= WORK REQUIRED =
Transcribe the listing that follows in full, omitting pictures.

= GIVEN DATA =

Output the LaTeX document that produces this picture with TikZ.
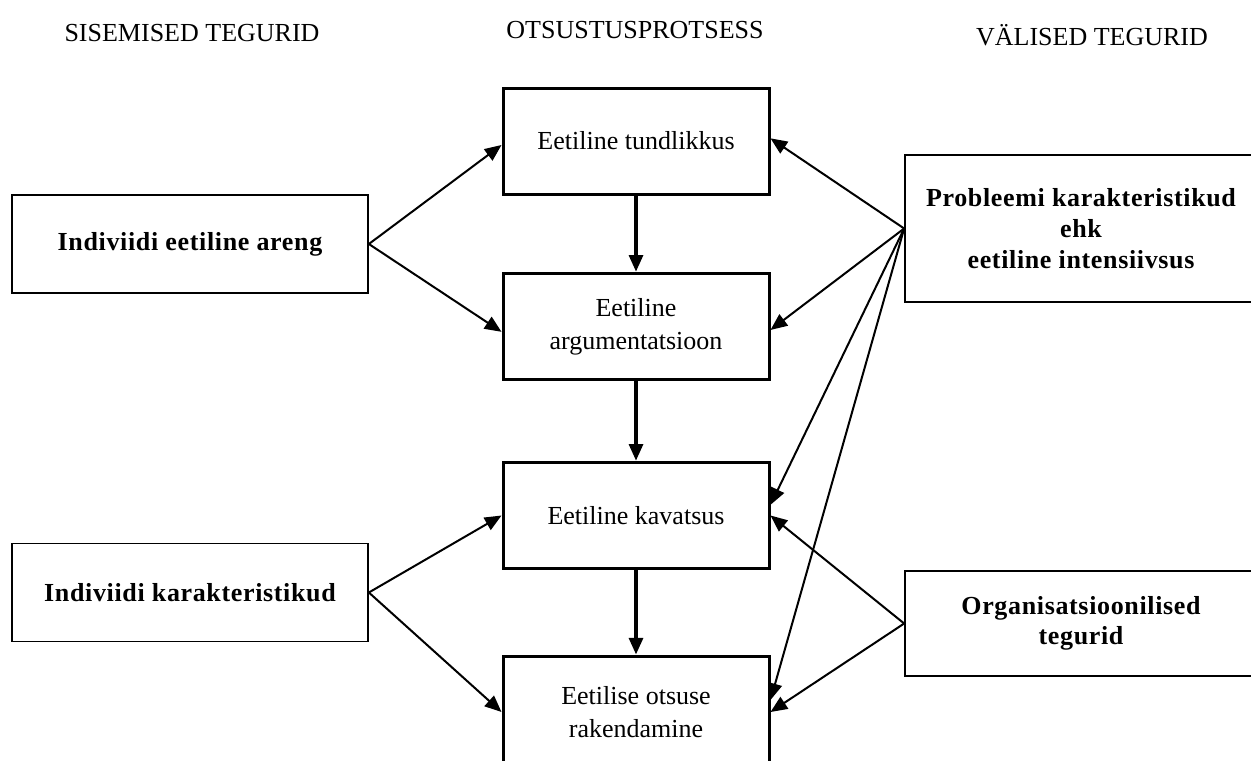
\documentclass[tikz,border=0pt]{standalone}
\usepackage{fontspec}
\setmainfont{Liberation Serif}
\newfontfamily\spacedbf[LetterSpace=2.5]{Liberation Serif}
\usepackage{tikz}
\usetikzlibrary{arrows.meta, positioning}

\tikzset{
  procbox/.style={draw, line width=2.25pt, minimum width=199.5pt, align=center,
    font=\fontsize{19.5}{24.5}\selectfont},
  factorbox/.style={draw, line width=1.3pt, align=center,
    font=\spacedbf\bfseries\fontsize{19.5}{23}\selectfont},
  header/.style={font=\fontsize{19.5}{23}\selectfont},
  arr/.style={-{Triangle[length=12.5pt,width=10.5pt]}, line width=1.5pt},
  downarr/.style={-{Triangle[length=12.5pt,width=10.5pt]}, line width=2.4pt}
}

\begin{document}
\begin{tikzpicture}[x=0.75pt, y=-0.75pt]
\useasboundingbox (0,0) rectangle (1251,760);
%\draw[step=50,gray,very thin] (0,0) grid (1251,760);

% column headers
\node[header] (hsis) at (192,33) {SISEMISED TEGURID};
\node[header] (hots) at (635,30) {OTSUSTUSPROTSESS};
\node[header] (hval) at (1092,35) {VÄLISED TEGURID};

% decision process
\node[procbox, minimum height=79.5pt] (c1) at (636,141) {Eetiline tundlikkus};
\node[procbox, minimum height=80pt] (c2) at (636,326.5) {Eetiline\\argumentatsioon};
\node[procbox, minimum height=80pt] (c3) at (636,515.5) {Eetiline kavatsus};
\node[procbox, minimum height=84pt] (c4) at (636,712) {Eetilise otsuse\\rakendamine};

% internal factors
\node[factorbox, minimum width=267pt, minimum height=73.5pt] (sis1) at (190,244) {Indiviidi eetiline areng};
\node[factorbox, minimum width=267pt, minimum height=73.5pt] (sis2) at (190,592.5) {Indiviidi karakteristikud};

% external factors
\node[factorbox, minimum width=264pt, minimum height=110pt] (val1) at (1081,228.5) {Probleemi karakteristikud\\ehk\\eetiline intensiivsus};
\node[factorbox, minimum width=264pt, minimum height=79pt] (val2) at (1081,623.5) {Organisatsioonilised\\tegurid};

% process flow
\draw[downarr] (c1.south) -- (c2.north);
\draw[downarr] (c2.south) -- (c3.north);
\draw[downarr] (c3.south) -- (c4.north);

% internal -> process
\draw[arr] (sis1.east) -- ([yshift=-3pt]c1.west);
\draw[arr] (sis1.east) -- ([yshift=-4pt]c2.west);
\draw[arr] (sis2.east) -- (c3.west);
\draw[arr] (sis2.east) -- (c4.west);

% external -> process
\draw[arr] (val1.west) -- ([yshift=2pt]c1.east);
\draw[arr] (val1.west) -- ([yshift=-2.6pt]c2.east);
\draw[arr] (val1.west) -- ([yshift=8pt]c3.east);
\draw[arr] (val1.west) -- ([yshift=9pt]c4.east);
\draw[arr] (val2.west) -- (c3.east);
\draw[arr] (val2.west) -- (c4.east);
\end{tikzpicture}
\end{document}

= TASK OUTPUT =
Output the LaTeX document that produces this picture with TikZ.
\documentclass[tikz,border=0pt]{standalone}
\usepackage{fontspec}
\setmainfont{Liberation Serif}
\newfontfamily\spacedbf[LetterSpace=2.5]{Liberation Serif}
\usepackage{tikz}
\usetikzlibrary{arrows.meta, positioning}

\tikzset{
  procbox/.style={draw, line width=2.25pt, minimum width=199.5pt, align=center,
    font=\fontsize{19.5}{24.5}\selectfont},
  factorbox/.style={draw, line width=1.3pt, align=center,
    font=\spacedbf\bfseries\fontsize{19.5}{23}\selectfont},
  header/.style={font=\fontsize{19.5}{23}\selectfont},
  arr/.style={-{Triangle[length=12.5pt,width=10.5pt]}, line width=1.5pt},
  downarr/.style={-{Triangle[length=12.5pt,width=10.5pt]}, line width=2.4pt}
}

\begin{document}
\begin{tikzpicture}[x=0.75pt, y=-0.75pt]
\useasboundingbox (0,0) rectangle (1251,760);
%\draw[step=50,gray,very thin] (0,0) grid (1251,760);

% column headers
\node[header] (hsis) at (192,33) {SISEMISED TEGURID};
\node[header] (hots) at (635,30) {OTSUSTUSPROTSESS};
\node[header] (hval) at (1092,35) {VÄLISED TEGURID};

% decision process
\node[procbox, minimum height=79.5pt] (c1) at (636,141) {Eetiline tundlikkus};
\node[procbox, minimum height=80pt] (c2) at (636,326.5) {Eetiline\\argumentatsioon};
\node[procbox, minimum height=80pt] (c3) at (636,515.5) {Eetiline kavatsus};
\node[procbox, minimum height=84pt] (c4) at (636,712) {Eetilise otsuse\\rakendamine};

% internal factors
\node[factorbox, minimum width=267pt, minimum height=73.5pt] (sis1) at (190,244) {Indiviidi eetiline areng};
\node[factorbox, minimum width=267pt, minimum height=73.5pt] (sis2) at (190,592.5) {Indiviidi karakteristikud};

% external factors
\node[factorbox, minimum width=264pt, minimum height=110pt] (val1) at (1081,228.5) {Probleemi karakteristikud\\ehk\\eetiline intensiivsus};
\node[factorbox, minimum width=264pt, minimum height=79pt] (val2) at (1081,623.5) {Organisatsioonilised\\tegurid};

% process flow
\draw[downarr] (c1.south) -- (c2.north);
\draw[downarr] (c2.south) -- (c3.north);
\draw[downarr] (c3.south) -- (c4.north);

% internal -> process
\draw[arr] (sis1.east) -- ([yshift=-3pt]c1.west);
\draw[arr] (sis1.east) -- ([yshift=-4pt]c2.west);
\draw[arr] (sis2.east) -- (c3.west);
\draw[arr] (sis2.east) -- (c4.west);

% external -> process
\draw[arr] (val1.west) -- ([yshift=2pt]c1.east);
\draw[arr] (val1.west) -- ([yshift=-2.6pt]c2.east);
\draw[arr] (val1.west) -- ([yshift=8pt]c3.east);
\draw[arr] (val1.west) -- ([yshift=9pt]c4.east);
\draw[arr] (val2.west) -- (c3.east);
\draw[arr] (val2.west) -- (c4.east);
\end{tikzpicture}
\end{document}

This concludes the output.